Kalai's conjecture simply is that corruption will remain at a high level, regardless of the architecture of the quantum computer. But Kalai does not give grounds for his conjecture, since there is no detailed analysis of any individual architecture.

Maybe there exists a quantum computer architecture which circumvents the problems of insulation?


Scott Aaronson (2006) defends quantum computers



Scott Aaronson's lecture (2006) contains counterarguments to several of Gil Kalai's claims.

Aaronson quotes a claim by Leonid Levin: 

-   300 qubits after the Hadamard initialization process contain a superposition of all the 10⁹⁰ binary numbers N that we can express with 300 bits. That collection is too large to be "physical". The probability amplitude of each one bit string is too small to be meaningful.


Is this a problem?

Let us consider a smaller quantum computer with just 20 bits. The there are only one million distinct states. Suppose that we apply logic gates and are able to guide the state to a certain integer N < 2²⁰. There is no obvious reason why a large number of initially superposed states would be a problem at all. If we imagine the process backwards, then a single state N is divided into a superposition of one million states.

Such processes happen in nature all the time. A photon goes through a pinhole and is absorbed by an atom in the screen behind it. There may be 10²⁰ atoms which can do the absorption. Quantum mechanics seems to have no problem in superposing 10²⁰ distinct states.

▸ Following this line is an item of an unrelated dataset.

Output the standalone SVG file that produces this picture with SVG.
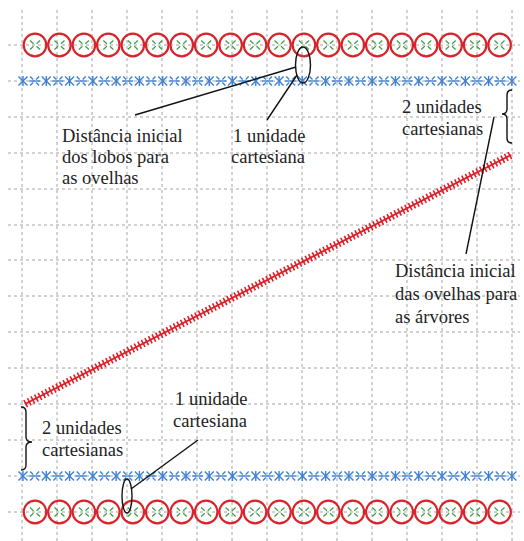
<svg xmlns="http://www.w3.org/2000/svg" xmlns:xlink="http://www.w3.org/1999/xlink" width="524" height="541" viewBox="0 0 524 541">
<style>
.grid line{stroke:#a4a4a4;stroke-width:1;stroke-dasharray:3 3}
.lbl{font-family:"Liberation Serif","Times New Roman",serif;font-size:18.5px;fill:#222}
.conn{stroke:#111;stroke-width:1.4;fill:none}
</style>
<defs>
<g id="circ">
<circle r="11.3" fill="none" stroke="#d9232a" stroke-width="2.2"/>
<g stroke="#3aa040" stroke-width="1.2">
<line x1="-5" y1="-4.5" x2="-1.5" y2="-1.2"/>
<line x1="5" y1="-4.5" x2="1.5" y2="-1.2"/>
<line x1="-5" y1="4.5" x2="-1.5" y2="1.2"/>
<line x1="5" y1="4.5" x2="1.5" y2="1.2"/>
</g>
</g>
<g id="astA" stroke="#3f82d4" stroke-width="1.4">
<line x1="-4.5" y1="-4.5" x2="4.5" y2="4.5"/>
<line x1="-4.5" y1="4.5" x2="4.5" y2="-4.5"/>
<line x1="0" y1="-5" x2="0" y2="5"/>
</g>
<g id="astB" stroke="#3f82d4" stroke-width="1.4">
<line x1="-4.5" y1="-4.5" x2="-1.5" y2="-1.5"/>
<line x1="4.5" y1="-4.5" x2="1.5" y2="-1.5"/>
<line x1="-4.5" y1="4.5" x2="-1.5" y2="1.5"/>
<line x1="4.5" y1="4.5" x2="1.5" y2="1.5"/>
<line x1="-5.5" y1="0" x2="5.5" y2="0"/>
</g>
<g id="circRow">
<use xlink:href="#circ" x="35"/><use xlink:href="#circ" x="59.45"/><use xlink:href="#circ" x="83.9"/><use xlink:href="#circ" x="108.35"/><use xlink:href="#circ" x="132.8"/>
<use xlink:href="#circ" x="157.25"/><use xlink:href="#circ" x="181.7"/><use xlink:href="#circ" x="206.15"/><use xlink:href="#circ" x="230.6"/><use xlink:href="#circ" x="255.05"/>
<use xlink:href="#circ" x="279.5"/><use xlink:href="#circ" x="303.95"/><use xlink:href="#circ" x="328.4"/><use xlink:href="#circ" x="352.85"/><use xlink:href="#circ" x="377.3"/>
<use xlink:href="#circ" x="401.75"/><use xlink:href="#circ" x="426.2"/><use xlink:href="#circ" x="450.65"/><use xlink:href="#circ" x="475.1"/><use xlink:href="#circ" x="499.55"/>
</g>
<g id="blueRow">
<use xlink:href="#astA" x="23"/><use xlink:href="#astB" x="34.64"/><use xlink:href="#astA" x="46.28"/><use xlink:href="#astB" x="57.92"/><use xlink:href="#astA" x="69.56"/>
<use xlink:href="#astB" x="81.2"/><use xlink:href="#astA" x="92.84"/><use xlink:href="#astB" x="104.48"/><use xlink:href="#astA" x="116.12"/><use xlink:href="#astB" x="127.76"/>
<use xlink:href="#astA" x="139.4"/><use xlink:href="#astB" x="151.04"/><use xlink:href="#astA" x="162.68"/><use xlink:href="#astB" x="174.32"/><use xlink:href="#astA" x="185.96"/>
<use xlink:href="#astB" x="197.6"/><use xlink:href="#astA" x="209.24"/><use xlink:href="#astB" x="220.88"/><use xlink:href="#astA" x="232.52"/><use xlink:href="#astB" x="244.16"/>
<use xlink:href="#astA" x="255.8"/><use xlink:href="#astB" x="267.44"/><use xlink:href="#astA" x="279.08"/><use xlink:href="#astB" x="290.72"/><use xlink:href="#astA" x="302.36"/>
<use xlink:href="#astB" x="314"/><use xlink:href="#astA" x="325.64"/><use xlink:href="#astB" x="337.28"/><use xlink:href="#astA" x="348.92"/><use xlink:href="#astB" x="360.56"/>
<use xlink:href="#astA" x="372.2"/><use xlink:href="#astB" x="383.84"/><use xlink:href="#astA" x="395.48"/><use xlink:href="#astB" x="407.12"/><use xlink:href="#astA" x="418.76"/>
<use xlink:href="#astB" x="430.4"/><use xlink:href="#astA" x="442.04"/><use xlink:href="#astB" x="453.68"/><use xlink:href="#astA" x="465.32"/><use xlink:href="#astB" x="476.96"/>
<use xlink:href="#astA" x="488.6"/><use xlink:href="#astB" x="500.24"/><use xlink:href="#astA" x="511.88"/>
</g>
</defs>
<rect width="524" height="541" fill="#ffffff"/>
<g class="grid" id="grid">
<line x1="22" y1="10" x2="22" y2="541"/><line x1="57" y1="10" x2="57" y2="541"/><line x1="92" y1="10" x2="92" y2="541"/><line x1="127" y1="10" x2="127" y2="541"/><line x1="162" y1="10" x2="162" y2="541"/>
<line x1="197" y1="10" x2="197" y2="541"/><line x1="232" y1="10" x2="232" y2="541"/><line x1="267" y1="10" x2="267" y2="541"/><line x1="302" y1="10" x2="302" y2="541"/><line x1="337" y1="10" x2="337" y2="541"/>
<line x1="372" y1="10" x2="372" y2="541"/><line x1="407" y1="10" x2="407" y2="541"/><line x1="442" y1="10" x2="442" y2="541"/><line x1="477" y1="10" x2="477" y2="541"/><line x1="512" y1="10" x2="512" y2="541"/>
<line x1="8" y1="45" x2="520" y2="45"/><line x1="8" y1="81" x2="520" y2="81"/><line x1="8" y1="117" x2="520" y2="117"/><line x1="8" y1="153" x2="520" y2="153"/><line x1="8" y1="189" x2="520" y2="189"/>
<line x1="8" y1="225" x2="520" y2="225"/><line x1="8" y1="260" x2="520" y2="260"/><line x1="8" y1="296" x2="520" y2="296"/><line x1="8" y1="332" x2="520" y2="332"/><line x1="8" y1="368" x2="520" y2="368"/>
<line x1="8" y1="404" x2="520" y2="404"/><line x1="8" y1="440" x2="520" y2="440"/><line x1="8" y1="476" x2="520" y2="476"/><line x1="8" y1="512" x2="520" y2="512"/>
</g>
<g id="wolves-top"><use xlink:href="#circRow" y="45"/></g>
<g id="sheep-top"><use xlink:href="#blueRow" y="81"/></g>
<g id="sheep-bottom"><use xlink:href="#blueRow" y="476"/></g>
<g id="wolves-bottom"><use xlink:href="#circRow" y="512"/></g>
<g id="trees">
<line x1="25" y1="404" x2="511" y2="155" stroke="#dd1f28" stroke-width="1.8"/>
<line x1="25" y1="404" x2="511" y2="155" stroke="#dd1f28" stroke-width="8" stroke-dasharray="1.6 2.4"/>
</g>
<g id="connectors">
<ellipse class="conn" cx="303" cy="65" rx="7.5" ry="18"/>
<line class="conn" x1="296" y1="67" x2="135" y2="115"/>
<line class="conn" x1="297" y1="75" x2="267" y2="120"/>
<path class="conn" d="M512,90 Q507,90 507,95 L507,109 Q507,114 502,114 Q507,114 507,119 L507,138 Q507,143 512,143"/>
<line class="conn" x1="494" y1="117" x2="466" y2="254"/>
<path class="conn" d="M21,407 Q26,407 26,412 L26,437 Q26,442 32,442 Q26,442 26,447 L26,465 Q26,470 21,470"/>
<ellipse class="conn" cx="127" cy="496" rx="5" ry="17"/>
<line class="conn" x1="198" y1="440" x2="131" y2="489"/>
</g>
<g id="label-lobos">
<text class="lbl" x="62" y="142">Distância inicial</text>
<text class="lbl" x="62" y="163">dos lobos para</text>
<text class="lbl" x="62" y="184">as ovelhas</text>
</g>
<g id="label-1u-top">
<text class="lbl" x="233" y="142">1 unidade</text>
<text class="lbl" x="231" y="163">cartesiana</text>
</g>
<g id="label-2u-top">
<text class="lbl" x="402" y="113">2 unidades</text>
<text class="lbl" x="402" y="135">cartesianas</text>
</g>
<g id="label-arvores">
<text class="lbl" x="395" y="277">Distância inicial</text>
<text class="lbl" x="395" y="300">das ovelhas para</text>
<text class="lbl" x="395" y="323">as árvores</text>
</g>
<g id="label-2u-bottom">
<text class="lbl" x="42" y="434">2 unidades</text>
<text class="lbl" x="42" y="456">cartesianas</text>
</g>
<g id="label-1u-bottom">
<text class="lbl" x="175" y="405">1 unidade</text>
<text class="lbl" x="173" y="427">cartesiana</text>
</g>
</svg>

Progress in the implementation of quantum computers is slow


The main argument against quantum computers is practical: there has been a great deal of publicity around quantum computers for two decades now, but there still do not exist implementations which could do "useful" work. There are no genuine, commercially available quantum computers.

Let us compare this to the history of digital computers. The very first machines in the 1940s could do useful work, and commercial models were available a decade later.

The progress with quantum computers alarmingly resembles the progress (if any) with fusion reactors.


Michael Brooks (2023) writes that quantum computers at this stage are "good for nothing".


Conclusions


We were not able to find any fundamental reason why quantum computers would be impossible. Nature contains many processes which can "calculate" results which are intractable with a digital computer.

Gil Kalai has repeatedly claimed that quantum computers face insurmountable problems. But he does not present a detailed proof why this has to be so.

Efforts to implement useful quantum computers have failed, despite of two decades of work. This makes us pessimistic. Radically new ideas may be required.